Your rate curve is not linear. Most of the rate reduction happens between month 30 and month 36. A driver paying $240/mo at month 24 might see their rate drop to $210/mo at month 30, then to $140/mo at month 37 when they re-tier to standard. The biggest mistake post-SR-22 drivers make is shopping once, locking into a 6-month policy, and assuming they got the best available rate. You need to re-shop every 6 months until you cross the 36-month threshold.
How to Compare Quotes as a Post-SR-22 Driver in Texas
Request quotes from at least 3 carriers in different underwriting tiers: one standard carrier (Progressive, Kemper), one mid-tier nonstandard writer (National General, Bristol West), and one high-risk specialist (The General, Acceptance). Standard carriers will decline you or price you out if you're still inside their lookback window. Nonstandard writers price competitively but may not offer the discount tiers you'll qualify for at 36+ months. High-risk specialists write everyone but rarely offer the lowest rate once you're past month 24.
Provide your exact conviction date when requesting quotes — not the date your SR-22 ended, the date of the original DUI, at-fault accident, or suspension order. Carriers calculate your lookback window from conviction date. If you tell them your SR-22 ended 6 months ago but your conviction was 28 months ago, they'll quote you as a month-28 driver, which may put you in a different rate class than if you'd said month 24.
Ask each carrier what their DUI or at-fault accident lookback period is before you commit. If Progressive tells you they use 36 months and you're at month 34, waiting 60 days to bind coverage could save you $600 over the next 6 months. If GEICO tells you they use 60 months and you're at month 38, you're wasting time — move to a carrier with a shorter window.
Do not assume your current carrier will automatically re-rate you when you cross the lookback threshold. Most carriers require you to request a re-quote or switch policies to access standard-rate underwriting. Your renewal notice will show the same rate you've been paying unless you force the issue by shopping elsewhere or calling underwriting directly.

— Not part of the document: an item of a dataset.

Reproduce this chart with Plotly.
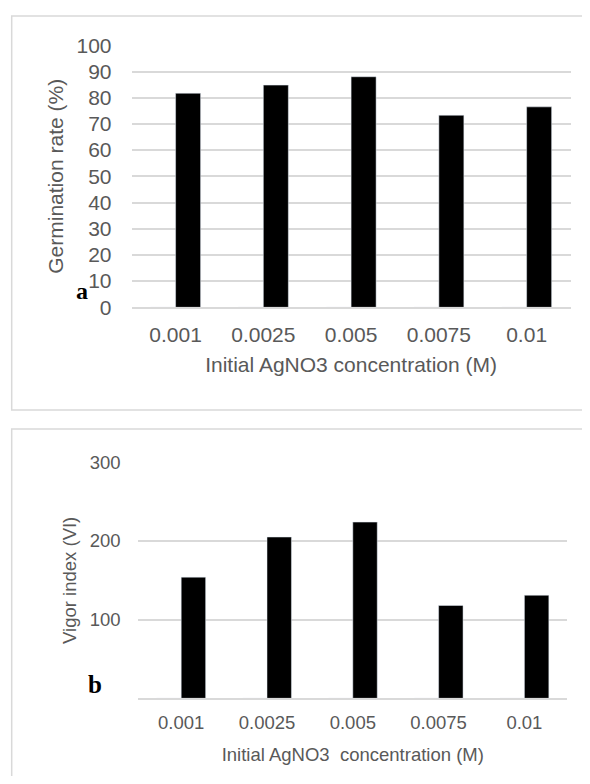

What Else Is Affecting Your Rate Besides SR-22 History
Your credit-based insurance score carries more weight in Texas than your SR-22 history once you're past month 24. Texas allows carriers to use credit as a rating factor, and most carriers apply a 20–40% surcharge for drivers with credit scores below 650. If your SR-22 period coincided with financial stress, your credit score may have dropped, and that drop is now affecting your premium more than the violation itself.
Your ZIP code matters. Harris County drivers pay 18–25% more than drivers in Collin or Denton counties with identical records. If you moved during your SR-22 period, your rate reflects your current location, not the location where the violation occurred. A driver who completed SR-22 in Houston and then moved to Lubbock will see a rate drop at their next renewal even if nothing else changed.
Your vehicle's age and value affect whether full coverage is still worth carrying. If you're driving a 2012 sedan worth $4,500 and you're paying $210/mo for full coverage, you're paying $2,520/year to insure an asset worth $4,500. Dropping collision and comprehensive and carrying liability-only at $95/mo frees up $115/mo — money that could go toward replacing the vehicle outright in 3 years. This math changes once you re-tier to standard rates, but while you're still in the high-risk pool, liability-only is often the rational choice for older vehicles.
Your annual mileage estimate affects your rate by 10–15% in Texas. If you told your carrier you drive 15,000 miles/year but you're actually driving 8,000 miles/year working from home, you're overpaying. Request a mileage re-rate at your next renewal. Most carriers offer a low-mileage discount for drivers under 10,000 miles/year, and that discount stacks with any post-SR-22 rate reductions you're already receiving.